Go ETL
Go ETL using pipelines
Start
make start
To configure, edit ./config/config.yaml to load a new pipeline.
To add a custom ETL, create a new plugin on ./plugins and add is on config.yaml.
Examples
Add an ETL code on config.yaml
- Add on config/config.yaml:
workers:
- schedule:
hour: 20 # UTC time
minute: 0
job:
name: http-requestor
code: |
package main
import (
"github.com/topfreegames/go-etl/processors"
"github.com/topfreegames/go-etl/models"
)
type etl string
func (e etl) Extract() models.DataProcessor {
return processors.NewHTTPRequestor("GET", "http://localhost:8080")
}
func (e etl) Transform() models.DataProcessor {
return &processors.Logger{}
}
func (e etl) Load() models.DataProcessor {
return &processors.Null{}
}
// ETL is the exported symbol of this plugin
var ETL etl
- Start:
make start
Create a new ETL plugin
- Create a new plugin on ./plugins like this:
// ./plugins/http-requestor/main.go
package main
import (
"github.com/topfreegames/go-etl/processors"

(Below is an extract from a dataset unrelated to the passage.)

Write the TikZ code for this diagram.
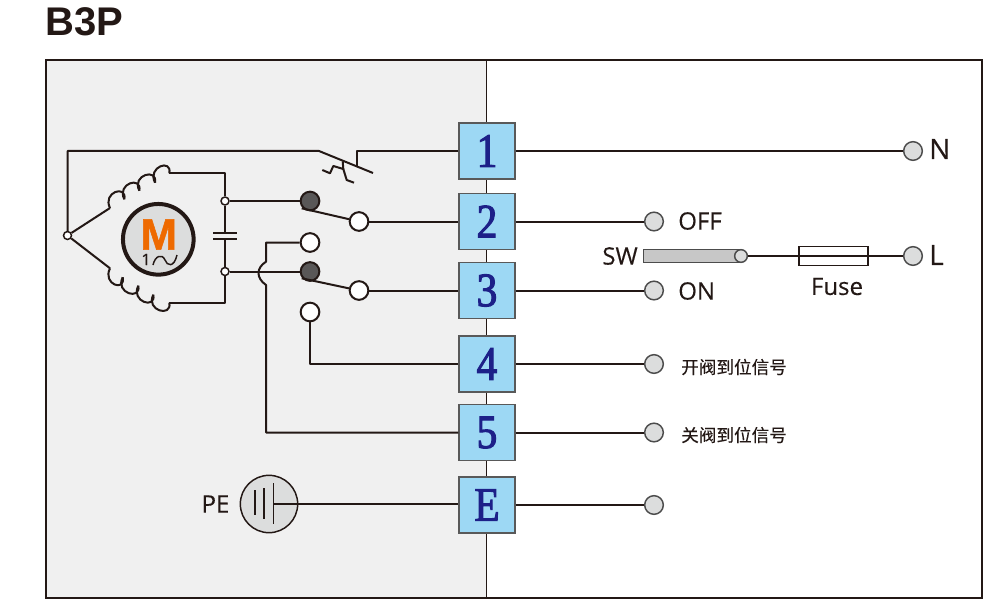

"github.com/topfreegames/go-etl/models"
)
type etl string
func (e etl) Extract() models.DataProcessor {
return processors.NewHTTPRequestor("GET", "http://localhost:8080")
}
func (e etl) Transform() models.DataProcessor {
return &processors.Logger{}
}
func (e etl) Load() models.DataProcessor {
return &processors.Null{}
}
// ETL is the exported symbol of this plugin
var ETL etl
- Build the plugin binary:
make plugins
- Add on config/config.yaml:
workers:
- period: 1h
job:
name: http-requestor
- Start:
make start
Next steps
- Better logging
- Some shared memory (maybe redis?) to allow replication and not execute job twice
- Not crash application when wrong script (not found or code that doesn't compile)
- Unit tests
- Integration tests